Ascending slowly is the best way to avoid HAS
Avoiding alcohol consumption in the first 24-hours at a higher altitude
Make sure you have previous experience of trekking and/or climbing in high altitude regions
Increase the intake of water or liquid as you gain higher altitude
Take enough rest at lower level to acclimatize with the climate.
Cross check with your medical practitioner before trekking or climbing in high altitude and seek proper advice.
How do I get Nepali visa?
Getting Visa to travel to Nepal is simple and easy.

You can apply for Nepali visa at your nearest Nepalese embassies and consulates in your own country. But then you can also get it on-arrival Nepali visa at Tribhuvan International Airport, the only international airport in Kathmandu.

If you are traveling to Nepal overland via Tibet or India, you are able to get visas at the following border points.

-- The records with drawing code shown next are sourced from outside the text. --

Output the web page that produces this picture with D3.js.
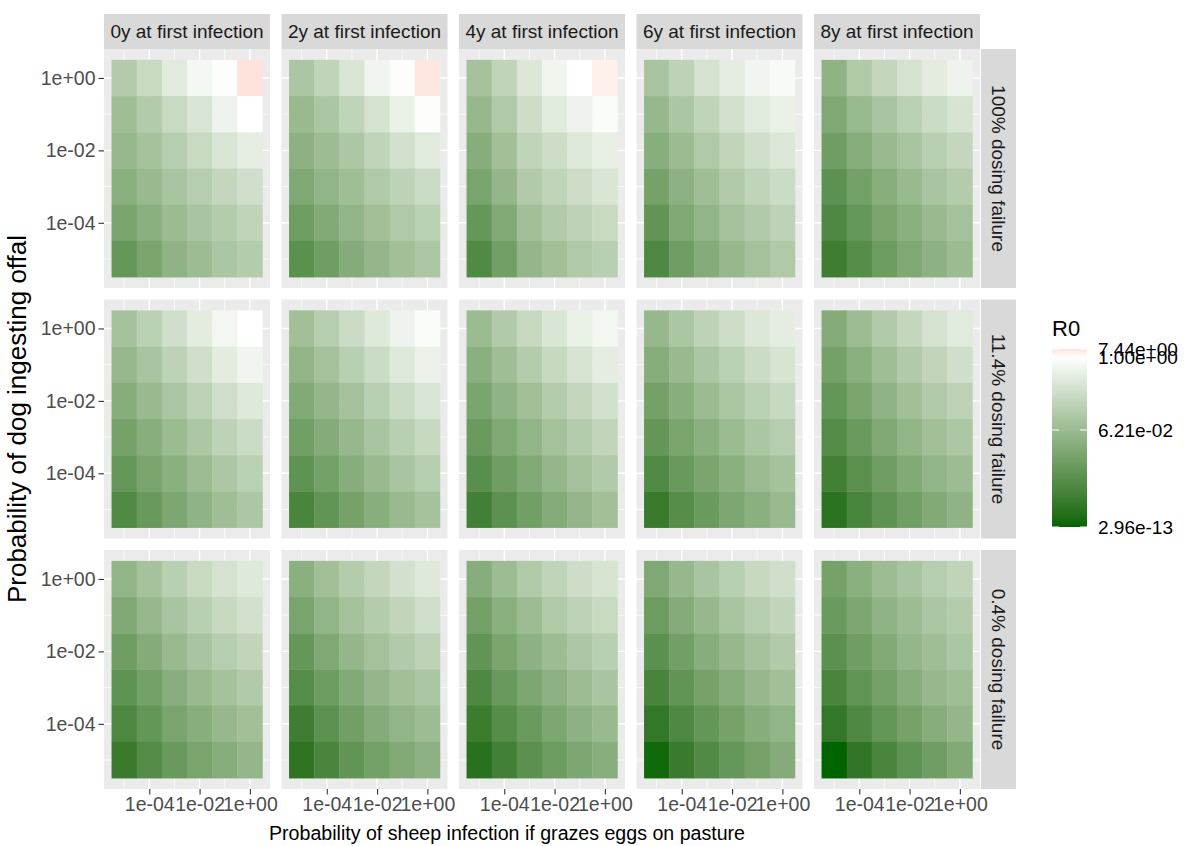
<!DOCTYPE html>
<html><head><meta charset="utf-8">
<script src="https://cdn.jsdelivr.net/npm/d3@7"></script>
<style>
body{margin:0;background:#fff}
svg{display:block}
text{font-family:"Liberation Sans",Arial,sans-serif}
</style>
</head><body>
<svg id="chart" width="1184" height="846"></svg>
<script>
// ---------------- data ----------------
const xValues = [1e-5, 1e-4, 1e-3, 1e-2, 1e-1, 1e0];      // sheep infection probability (columns)
const yValues = [1e0, 1e-1, 1e-2, 1e-3, 1e-4, 1e-5];      // dog ingesting offal (rows, top to bottom)
const ageLabels = ["0y at first infection","2y at first infection","4y at first infection","6y at first infection","8y at first infection"];
const dosingLabels = ["100% dosing failure","11.4% dosing failure","0.4% dosing failure"];
const xTickValues = [1e-4, 1e-2, 1e0];
const xTickLabels = ["1e-04","1e-02","1e+00"];
const yTickValues = [1e0, 1e-2, 1e-4];
const yTickLabels = ["1e+00","1e-02","1e-04"];
const legendBreaks = [7.44, 1.00, 6.21e-2, 2.96e-13];
const legendLabels = ["7.44e+00","1.00e+00","6.21e-02","2.96e-13"];

// R0 per panel: rows = yValues (top to bottom), columns = xValues
const r0_100_0y = [
 [0.122,0.226,0.431,0.75,0.937,7.44],
 [0.070,0.122,0.226,0.355,0.636,1.0],
 [0.024,0.085,0.134,0.226,0.355,0.507],
 [2.5e-3,0.038,0.091,0.134,0.198,0.274],
 [1.0e-4,2.5e-3,0.060,0.091,0.126,0.174],
 [1.6e-6,1.0e-4,6.1e-3,0.066,0.097,0.126]];
const r0_100_2y = [
 [0.097,0.174,0.355,0.678,0.937,5.5],
 [0.038,0.097,0.174,0.312,0.558,0.937],
 [3.9e-3,0.066,0.104,0.174,0.292,0.431],
 [2.5e-4,9.7e-3,0.070,0.111,0.163,0.241],
 [1.0e-5,4.0e-4,9.7e-3,0.075,0.111,0.153],
 [1.7e-7,1.0e-5,6.2e-4,0.015,0.075,0.104]];
const r0_100_4y = [
 [0.085,0.174,0.379,0.678,1.0,3.0],
 [0.024,0.111,0.257,0.431,0.636,0.879],
 [9.9e-4,0.075,0.174,0.257,0.404,0.523],
 [6.4e-5,0.015,0.118,0.174,0.257,0.355],
 [1.6e-6,4.0e-4,0.075,0.118,0.163,0.226],
 [2.7e-8,1.6e-5,0.015,0.075,0.111,0.143]];
const r0_100_6y = [
 [0.091,0.163,0.312,0.491,0.678,0.824],
 [0.024,0.097,0.174,0.292,0.431,0.558],
 [1.6e-3,0.060,0.111,0.186,0.274,0.379],
 [4.0e-5,3.9e-3,0.070,0.118,0.174,0.241],
 [6.6e-7,2.5e-4,9.7e-3,0.080,0.118,0.163],
 [1.7e-8,1.0e-5,6.2e-4,0.024,0.080,0.111]];
const r0_100_8y = [
 [6.1e-3,0.111,0.198,0.312,0.460,0.636],
 [2.5e-4,0.038,0.091,0.153,0.241,0.333],
 [1.0e-5,9.9e-4,0.038,0.091,0.143,0.198],
 [2.7e-7,2.6e-5,1.6e-3,0.038,0.091,0.126],
 [1.7e-8,1.6e-6,1.0e-4,2.5e-3,0.038,0.080],
 [7.0e-10,6.7e-8,6.5e-6,2.5e-4,3.9e-3,0.060]];
const r0_114_0y = [
 [0.085,0.153,0.274,0.460,0.724,1.0],
 [0.024,0.091,0.163,0.274,0.460,0.678],
 [9.9e-4,0.038,0.097,0.163,0.274,0.404],
 [4.0e-5,1.6e-3,0.060,0.104,0.163,0.241],
 [1.6e-6,6.4e-5,2.5e-3,0.066,0.104,0.153],
 [2.7e-8,2.6e-6,1.6e-4,6.1e-3,0.070,0.104]];
const r0_114_2y = [
 [0.075,0.134,0.241,0.404,0.636,0.879],
 [9.7e-3,0.080,0.143,0.241,0.404,0.596],
 [4.0e-4,0.015,0.085,0.143,0.241,0.355],
 [1.6e-5,6.2e-4,0.024,0.091,0.143,0.211],
 [4.2e-7,2.6e-5,9.9e-4,0.038,0.091,0.134],
 [6.9e-9,6.6e-7,4.0e-5,1.6e-3,0.038,0.085]];
const r0_114_4y = [
 [0.060,0.118,0.211,0.355,0.558,0.724],
 [2.5e-3,0.070,0.126,0.211,0.333,0.491],
 [1.0e-4,6.1e-3,0.075,0.126,0.198,0.292],
 [4.1e-6,2.5e-4,9.7e-3,0.080,0.126,0.186],
 [1.1e-7,1.0e-5,4.0e-4,0.015,0.080,0.118],
 [1.7e-9,2.7e-7,1.6e-5,6.2e-4,0.015,0.075]];
const r0_114_6y = [
 [0.024,0.097,0.163,0.257,0.379,0.491],
 [9.9e-4,0.038,0.097,0.153,0.241,0.333],
 [2.6e-5,1.6e-3,0.060,0.097,0.153,0.211],
 [1.0e-6,6.4e-5,2.5e-3,0.060,0.097,0.134],
 [2.7e-8,2.6e-6,1.0e-4,2.5e-3,0.060,0.085],
 [2.8e-10,6.7e-8,4.1e-6,1.6e-4,2.5e-3,0.038]];
const r0_114_8y = [
 [6.2e-4,0.066,0.118,0.198,0.312,0.431],
 [2.6e-5,2.5e-3,0.070,0.118,0.186,0.274],
 [1.0e-6,1.0e-4,6.1e-3,0.075,0.118,0.163],
 [4.3e-8,4.1e-6,2.5e-4,9.7e-3,0.075,0.104],
 [1.1e-9,1.7e-7,1.0e-5,4.0e-4,9.7e-3,0.066],
 [2.9e-11,6.9e-9,4.2e-7,1.6e-5,4.0e-4,6.1e-3]];
const r0_04_0y = [
 [9.7e-3,0.085,0.143,0.226,0.312,0.404],
 [2.5e-4,0.024,0.091,0.143,0.211,0.292],
 [1.0e-5,6.2e-4,0.038,0.091,0.134,0.186],
 [4.2e-7,2.6e-5,1.6e-3,0.038,0.085,0.118],
 [1.1e-8,1.0e-6,6.4e-5,1.6e-3,0.024,0.075],
 [2.8e-10,4.3e-8,2.6e-6,6.4e-5,9.9e-4,0.015]];
const r0_04_2y = [
 [2.5e-3,0.075,0.126,0.198,0.292,0.404],
 [6.4e-5,9.7e-3,0.080,0.126,0.186,0.274],
 [1.6e-6,2.5e-4,0.015,0.080,0.118,0.163],
 [6.7e-8,6.5e-6,4.0e-4,0.015,0.075,0.097],
 [7.0e-10,2.7e-7,1.6e-5,6.2e-4,9.7e-3,0.066],
 [4.5e-11,6.9e-9,6.6e-7,2.6e-5,4.0e-4,3.9e-3]];
const r0_04_4y = [
 [9.9e-4,0.066,0.111,0.174,0.257,0.333],
 [2.6e-5,2.5e-3,0.066,0.111,0.163,0.226],
 [6.6e-7,1.0e-4,3.9e-3,0.066,0.104,0.143],
 [1.7e-8,2.6e-6,1.6e-4,3.9e-3,0.066,0.091],
 [4.4e-10,6.7e-8,4.1e-6,1.6e-4,3.9e-3,0.038],
 [1.8e-11,1.7e-9,1.7e-7,6.5e-6,1.6e-4,1.6e-3]];
const r0_04_6y = [
 [2.5e-4,0.024,0.091,0.143,0.211,0.274],
 [6.5e-6,6.2e-4,0.024,0.091,0.134,0.186],
 [1.7e-7,1.6e-5,9.9e-4,0.024,0.085,0.118],
 [4.3e-9,6.6e-7,4.0e-5,9.9e-4,0.024,0.075],
 [1.1e-10,1.7e-8,1.0e-6,4.0e-5,9.9e-4,9.7e-3],
 [1.2e-12,2.8e-10,2.7e-8,1.6e-6,4.0e-5,6.2e-4]];
const r0_04_8y = [
 [4.0e-5,2.5e-3,0.066,0.091,0.134,0.174],
 [4.1e-6,1.6e-4,6.1e-3,0.066,0.097,0.126],
 [1.7e-7,1.0e-5,4.0e-4,0.015,0.070,0.097],
 [6.9e-9,6.6e-7,2.6e-5,9.9e-4,0.024,0.070],
 [1.1e-10,1.7e-8,1.0e-6,4.0e-5,9.9e-4,0.015],
 [2.96e-13,7.1e-11,6.9e-9,4.2e-7,1.0e-5,4.0e-4]];

const panelGrid = [
 [r0_100_0y, r0_100_2y, r0_100_4y, r0_100_6y, r0_100_8y],
 [r0_114_0y, r0_114_2y, r0_114_4y, r0_114_6y, r0_114_8y],
 [r0_04_0y,  r0_04_2y,  r0_04_4y,  r0_04_6y,  r0_04_8y]];

// ---------------- layout ----------------
const W = 1184, H = 846;
const panelX0 = 104, pitchX = 177.5, panelW = 166;
const panelY0 = 49, pitchY = 250.5, panelH = 239;
const stripH = 35;
const tickFont = "19.5px", stripFont = "19px";

const svg = d3.select("#chart");
svg.append("rect").attr("width", W).attr("height", H).attr("fill", "#fff");

const lgMin = -5.8, lgMax = 0.8;
const x = d3.scaleLog().domain([10 ** lgMin, 10 ** lgMax]).range([0, panelW]);
const y = d3.scaleLog().domain([10 ** lgMin, 10 ** lgMax]).range([panelH, 0]);
const half = Math.sqrt(10);

// colour: legend position via piecewise log scale, then green-white-pink gradient
const legendPos = d3.scaleLinear()
  .domain([Math.log10(2.96e-13), Math.log10(6.21e-2), 0, Math.log10(7.44)])
  .range([0, 0.545, 0.955, 1]).clamp(true);
const greenWhite = d3.interpolateLab("#006400", "#ffffff");
const whitePink = d3.interpolateLab("#ffffff", "#fde3db");
function colourAt(p) {
  return p <= 0.955 ? greenWhite(p / 0.955) : whitePink((p - 0.955) / 0.045);
}
const fill = v => colourAt(legendPos(Math.log10(v)));

const minorBreaks = [1e-5, 1e-3, 1e-1];

panelGrid.forEach((rowPanels, ri) => {
  rowPanels.forEach((mat, ci) => {
    const px = panelX0 + ci * pitchX, py = panelY0 + ri * pitchY;
    const g = svg.append("g").attr("transform", `translate(${px},${py})`);
    g.append("rect").attr("width", panelW).attr("height", panelH).attr("fill", "#ebebeb");
    minorBreaks.forEach(b => {
      g.append("line").attr("x1", x(b)).attr("x2", x(b)).attr("y1", 0).attr("y2", panelH).attr("stroke", "#fff").attr("stroke-width", 0.7);
      g.append("line").attr("y1", y(b)).attr("y2", y(b)).attr("x1", 0).attr("x2", panelW).attr("stroke", "#fff").attr("stroke-width", 0.7);
    });
    xTickValues.forEach(b => {
      g.append("line").attr("x1", x(b)).attr("x2", x(b)).attr("y1", 0).attr("y2", panelH).attr("stroke", "#fff").attr("stroke-width", 1.4);
    });
    yTickValues.forEach(b => {
      g.append("line").attr("y1", y(b)).attr("y2", y(b)).attr("x1", 0).attr("x2", panelW).attr("stroke", "#fff").attr("stroke-width", 1.4);
    });
    const cells = [];
    mat.forEach((row, r) => row.forEach((v, c) => cells.push({xv: xValues[c], yv: yValues[r], v})));
    g.selectAll("rect.tile").data(cells).enter().append("rect").attr("class", "tile")
      .attr("x", d => x(d.xv / half))
      .attr("width", d => x(d.xv * half) - x(d.xv / half) + 0.3)
      .attr("y", d => y(d.yv * half))
      .attr("height", d => y(d.yv / half) - y(d.yv * half) + 0.3)
      .attr("fill", d => fill(d.v));

    if (ci === 0) {
      const ay = g.append("g").call(d3.axisLeft(y).tickValues(yTickValues).tickFormat((d, i) => yTickLabels[i]).tickSize(5.5).tickPadding(3));
      ay.select(".domain").remove();
      ay.selectAll("line").attr("stroke", "#333").attr("stroke-width", 1.1);
      ay.selectAll("text").attr("fill", "#4d4d4d").style("font-size", tickFont).attr("font-family", null);
    }
    if (ri === 2) {
      const ax = g.append("g").attr("transform", `translate(0,${panelH})`)
        .call(d3.axisBottom(x).tickValues(xTickValues).tickFormat((d, i) => xTickLabels[i]).tickSize(5.5).tickPadding(3));
      ax.select(".domain").remove();
      ax.selectAll("line").attr("stroke", "#333").attr("stroke-width", 1.1);
      ax.selectAll("text").attr("fill", "#4d4d4d").style("font-size", tickFont).attr("font-family", null);
    }
  });
});

// top strips
ageLabels.forEach((lab, ci) => {
  const px = panelX0 + ci * pitchX;
  svg.append("rect").attr("x", px).attr("y", panelY0 - stripH).attr("width", panelW).attr("height", stripH).attr("fill", "#d9d9d9");
  svg.append("text").attr("x", px + panelW / 2).attr("y", panelY0 - stripH / 2).attr("dy", "0.35em")
    .attr("text-anchor", "middle").attr("fill", "#1a1a1a").style("font-size", stripFont).text(lab);
});
// right strips
const stripX = panelX0 + 4 * pitchX + panelW + 1;
dosingLabels.forEach((lab, ri) => {
  const py = panelY0 + ri * pitchY;
  svg.append("rect").attr("x", stripX).attr("y", py).attr("width", stripH).attr("height", panelH).attr("fill", "#d9d9d9");
  svg.append("text").attr("transform", `translate(${stripX + stripH / 2},${py + panelH / 2}) rotate(90)`)
    .attr("dy", "0.35em").attr("text-anchor", "middle").attr("fill", "#1a1a1a").style("font-size", stripFont).text(lab);
});

// axis titles
svg.append("text").attr("x", 507).attr("y", 840).attr("text-anchor", "middle")
  .attr("fill", "#000").style("font-size", "19.6px").text("Probability of sheep infection if grazes eggs on pasture");
svg.append("text").attr("transform", `translate(26,${panelY0 + (2 * pitchY + panelH) / 2}) rotate(-90)`)
  .attr("text-anchor", "middle").attr("fill", "#000").style("font-size", "26px").text("Probability of dog ingesting offal");

// legend
const barX = 1052, barW = 35, barTop = 349, barBot = 527;
const legY = d3.scaleLinear().domain([0, 1]).range([barBot, barTop]);
const defs = svg.append("defs");
const grad = defs.append("linearGradient").attr("id", "lg").attr("x1", 0).attr("x2", 0).attr("y1", 1).attr("y2", 0);
d3.range(0, 1.0001, 0.01).forEach(p => grad.append("stop").attr("offset", p).attr("stop-color", colourAt(p)));
svg.append("rect").attr("x", barX).attr("y", barTop).attr("width", barW).attr("height", barBot - barTop).attr("fill", "url(#lg)");
svg.append("text").attr("x", barX).attr("y", 336).attr("fill", "#000").style("font-size", "22px").text("R0");
legendBreaks.forEach((b, i) => {
  const yy = legY(legendPos(Math.log10(b)));
  svg.append("line").attr("x1", barX).attr("x2", barX + barW * 0.2).attr("y1", yy).attr("y2", yy).attr("stroke", "#fff").attr("stroke-width", 1);
  svg.append("line").attr("x1", barX + barW * 0.8).attr("x2", barX + barW).attr("y1", yy).attr("y2", yy).attr("stroke", "#fff").attr("stroke-width", 1);
  svg.append("text").attr("x", barX + barW + 11).attr("y", yy).attr("dy", "0.35em")
    .attr("fill", "#000").style("font-size", "19px").text(legendLabels[i]);
});
</script>
</body></html>
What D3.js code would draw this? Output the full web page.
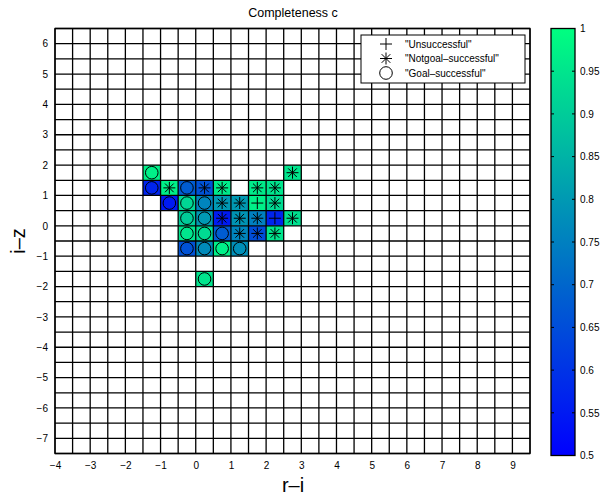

1) Kakarvitta, Jhapa (Eastern Nepal)
2) Immigration Office, Birganj, Parsa (Central Nepal)
3) Immigration Office, Kodari, Sindhupalchowk (Northern Border)
4) Immigration Office, Belahia, Bhairahawa (Rupandehi, Western Nepal)
5) Immigration Office, Jamunaha, Nepalgunj (Banke, Mid Western Nepal)
6) Immigration Office, Mohana, Dhangadhi (Kailali, Far Western Nepal)
7) Immigration Office, Gaddachauki, Mahendranagar (Kanchanpur, Far Western Nepal)
8) Immigration Office, Rashuwagadi, Rashuwa (Northern Border)
9) Immigration Office, Pokhara (not the entry point)

The following visa rules apply for tourists:
For 15 days Multiple Entry Visa, the visa fee is US $30 or equivalent foreign currency.
For 30 days Multiple Entry Visa, the visa fee is US $ 40 or equivalent foreign currency.
For 100 days Multiple Entry Visa, the visa fee is US $ 100 or equivalent foreign currency.
According to the immigration regulations, a tourist is allowed to stay in Nepal only for 150 days in a year. You can extend the visa up to another 90 days.
US $2 or equivalent Nepalese currency per day for extension. Additional US $ 20 or equivalent Nepalese currency on visa fee, if Multiple Entry facility is required for the extended period
Recently, Nepal has also started offering Transit Visa for 3 days free of charge. Moreover, VAT amount are refunded to tourists at the time of their departure provided the latter submit the shopping receipts.

Transit visa for all tourists who visit Nepal for 3 days or less visa is not required.

SAARC Tourists
Tourists with passport from South Asian Association for Regional Cooperation (SAARC) nations aren't required to pay visa fee for 30 days.
Chinese Tourists
New government regulation ensures on-arrival visa for all Chinese Citizens in Nepal.
What kind of climate/weather does Nepal have?
Nepal basically has four seasons: Spring (March-May), Summer (June-August), Autumn (September-November) and Winter (December-February).

However, owing to its varied geography, weather conditions of Nepal vary from one place to another. The higher you give up north, it tends to be cooler whereas the deeper the south you go the hotter it is comparatively.

In the hilly and Himalayan regions, summers are cool and balmy and winters are severe, while in tropical plains of the Terai in the south, summers are tropical and winters are mild. The temperatures in the valleys of Kathmandu and Pokhara tend to be pleasant with average summer and winter temperatures.

The temperature ranges from below zero to 25 degrees in the Hills and Himalayas where as it can reach up to 35 degrees in flat lands of Terai.

The monsoon rain fall occurs during the summer. The average annual rainfall is 1,600 mm, but it varies by eco-climatic zones. Travelling in Nepal is possible throughout the year.

There are multitudes of trekking areas you can visit in Nepal throughout the year. Nevertheless, the best time to do trekking are during spring and autumn. These are also the seasons when many of the biggest festivals of Nepal are observed.